Да, картина это не икона. Когда попадаешь в икону, не ты, а она в тебя попадает. Она выдавливает себя в тебя, и ты оказываешься в горнем свете, в котором тебя внимательно и спокойно рассматривает Спас Звенигородского чина Рублева. Куда бы ты ни отошел, Он видит тебя бесстрастно, равномерно и до дна. Он оказывается в тебе, а не ты в Нем. Он оказывается в зоне зрителя, где ты — обозримый, пронзаемый насквозь. И если совесть твоя нечиста, то ты ощутимо — палим.

Когда ты оказываешься перед картиной, ты в нее входишь, осматриваешь все кругом, и кто бы ни был — пусть Христос и Дева Мария — предметы твоего обозрения и оценки, и чувств умиления или скорби.

А тут — живая глубокая коробочка. В ней 10 фигур — я насчитал — 9 человек и одна собака. И еще двое — в зеркале. В центре инфанта Маргарита, вокруг нее фрейлины. Слева — тот, кто это изображает, сам Веласкес. То есть изображает он как раз не их. Он пишет портреты короля Филиппа 4-го и его царственную супругу Анну Австрийскую.

Но сначала мы понимаем — это портрет. Точнее, портреты.

В центре пятилетняя инфанта Маргарита, как заводная китайская куколка, слева фрейлина, подающая ей воду (ах, как вчера я понял — что значит подать в Мадриде холодной воды), справа фрейлина, почтительно слегка приседающая в придворном поклоне, еще правее — параллельно Маргарите, как бы уравновешивая вертикально это хрупкое создание, почти феллиниевски грузная и дородная карлица (дородная карлица, кажущаяся высокой только рядом с пятилетней девочкой!) Мария Барбола, затем, совсем уже правее, не втиснувшийся в полотно целиком карлик (это «невтискивание» было уже у позднего Тициана и стало одной из разрушительных сил, разрывающих симметрию Возрождения — и отсылающих прямо к Дега, а за ним к эстетике кино и художественной фотографии, апеллирующих к случайности и тем большей достоверности кадра).
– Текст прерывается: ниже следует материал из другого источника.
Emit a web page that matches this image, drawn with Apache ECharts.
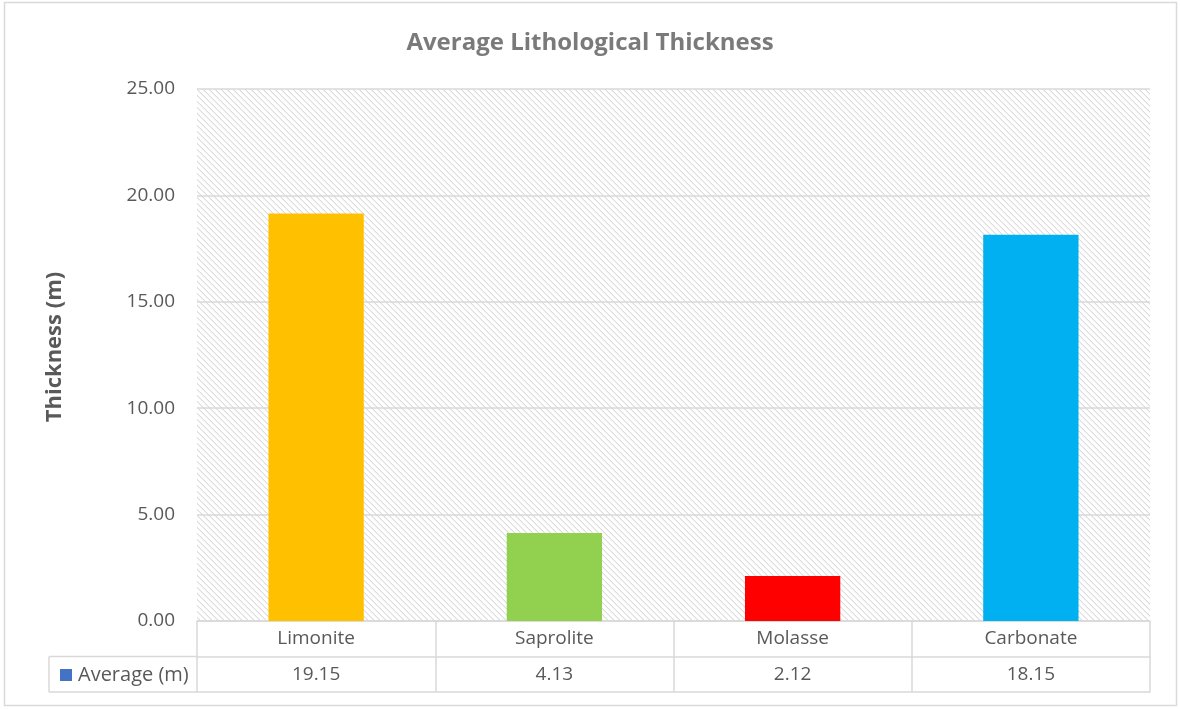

Этого лилипута зовут, между прочим, Николасито Пертусато; и он весьма забавно толкает ногой большущего дремлющего пса (дурачку все можно!), возвращающего нас в центр коробочки, перекидывая мост к левой части. А там, на левом краю, большое полотно, повернутое к нам задом, а за ним — опять же сам Веласкес, пишущий… Что? Ведь он и не глядит на остальные фигуры. Куда же он глядит? Перед собой. На нас. А мы? На прострел, сквозь инфанту, вдаль картины, где в светлом проеме, привлекающем наше внимание, то ли входной, то ли выходной двери, то ли открывая занавесь, то ли прикрывая ее, то ли выходя, то ли входя, помещается самая дальняя фигура — гофмаршал Хосе Ньето.